Our third signature project is made possible by a grant (2019-2022) from the National Science Foundation, “Transformations to Groundwater Sustainability: Joint Learnings from Human-Groundwater Interactions” (hereafter T2SGS grant), which is part of the NORFACE and Belmont Forum Transformations to Sustainability Joint Research Program. The T2SGS brings together scholars from across the world, which includes hydrologists, anthropologists, sociologists, ecologists, geographers, practitioners, and engineers from and working in India, Tanzania, Morocco, Algeria, Peru, Sweden, US, UK and Netherlands. UCSC (namely College Nine and John R. Lewis College through (H)ACER and the Environmental Studies Department) is the institutional home of the US portion of the grant, led by Principal Investigators Flora Lu and Linnea Beckett working closely with a team of recent PhDs, graduate students, undergraduates. The T2SGS is not only multidisciplinary, multi-institutional and multinational, but it is also committed to centering community-based local approaches, action research and joint learning, and feminist methodologies.

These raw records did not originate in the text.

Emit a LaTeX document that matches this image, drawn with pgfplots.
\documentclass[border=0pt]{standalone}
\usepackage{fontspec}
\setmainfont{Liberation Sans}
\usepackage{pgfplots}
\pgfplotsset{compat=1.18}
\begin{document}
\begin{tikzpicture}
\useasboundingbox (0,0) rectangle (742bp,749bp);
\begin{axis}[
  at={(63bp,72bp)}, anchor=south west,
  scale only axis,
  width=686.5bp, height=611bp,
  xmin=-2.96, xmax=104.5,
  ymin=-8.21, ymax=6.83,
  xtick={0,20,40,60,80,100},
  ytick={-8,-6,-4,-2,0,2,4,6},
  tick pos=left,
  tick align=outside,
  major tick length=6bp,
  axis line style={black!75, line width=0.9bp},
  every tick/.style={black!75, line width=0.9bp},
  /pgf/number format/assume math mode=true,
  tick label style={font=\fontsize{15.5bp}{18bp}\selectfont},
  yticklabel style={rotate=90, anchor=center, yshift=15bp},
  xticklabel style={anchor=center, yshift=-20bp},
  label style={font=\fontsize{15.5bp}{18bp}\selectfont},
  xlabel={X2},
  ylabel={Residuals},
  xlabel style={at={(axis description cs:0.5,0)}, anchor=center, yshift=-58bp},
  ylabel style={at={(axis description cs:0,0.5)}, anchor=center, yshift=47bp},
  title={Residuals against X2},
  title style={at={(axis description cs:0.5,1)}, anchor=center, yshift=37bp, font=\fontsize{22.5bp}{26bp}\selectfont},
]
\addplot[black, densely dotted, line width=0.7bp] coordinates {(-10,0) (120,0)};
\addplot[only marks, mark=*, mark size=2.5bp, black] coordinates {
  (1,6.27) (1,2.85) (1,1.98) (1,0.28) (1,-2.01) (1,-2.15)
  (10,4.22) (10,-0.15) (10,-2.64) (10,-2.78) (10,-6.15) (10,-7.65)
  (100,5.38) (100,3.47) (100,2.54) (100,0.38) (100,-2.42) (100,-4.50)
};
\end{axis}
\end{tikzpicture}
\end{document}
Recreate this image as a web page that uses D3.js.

Our research team is studying groundwater governance and management in both the Pajaro and Salinas Valleys—two high-yield agricultural hotspots utilizing different groundwater governance strategies. We are examining the various practices, knowledges and technologies designed to address groundwater overdraft and contamination, all within the context of the Sustainable Groundwater Management Act (SGMA). With our project collaborators around the world, we are investigating: (1) the multiple and contested meanings of sustainability and how these normative framings are contested, debated, and implemented on the ground; and (2) how agricultural and cultural imaginaries of productivity, modernity, and development based in California were exported as a template for empire building and as justification for large-scale water projects across the world.
We designed two undergraduate courses in Fall 2019 (CLNI 60: Water Justice: Global Insights for a Critical Resource) and Winter 2020 (CLTE 135: “Apprenticeship in Community-Engaged Research, Topic: Water Governance and Water Justice”) that consisted of creating an interactive, co-productive learning space for the UC Santa Cruz undergraduate and graduate students. Students were trained in feminist qualitative research methods and critical issues of groundwater quality and sustainability; heard guest lectures from UCSC post-docs and graduate students; undertook field trips to see water infrastructure and recharge projects; and learned from community members and agency representatives. Our course design illustrates a creative pedagogical approach to systematic documentation of diverse ‘groundwater practices,’ providing opportunities to engage in interdisciplinary collaborations with student-researchers. In these courses, students interviewed international T2SGS colleagues about their respective research efforts, fostering student-led data collection, producing information for the website and promoting greater familiarity between T2SGS team members. Students then reflected upon their experiences as interviewers and wrote about their positionality and perspectives as California residents growing up in such a water-intensive state.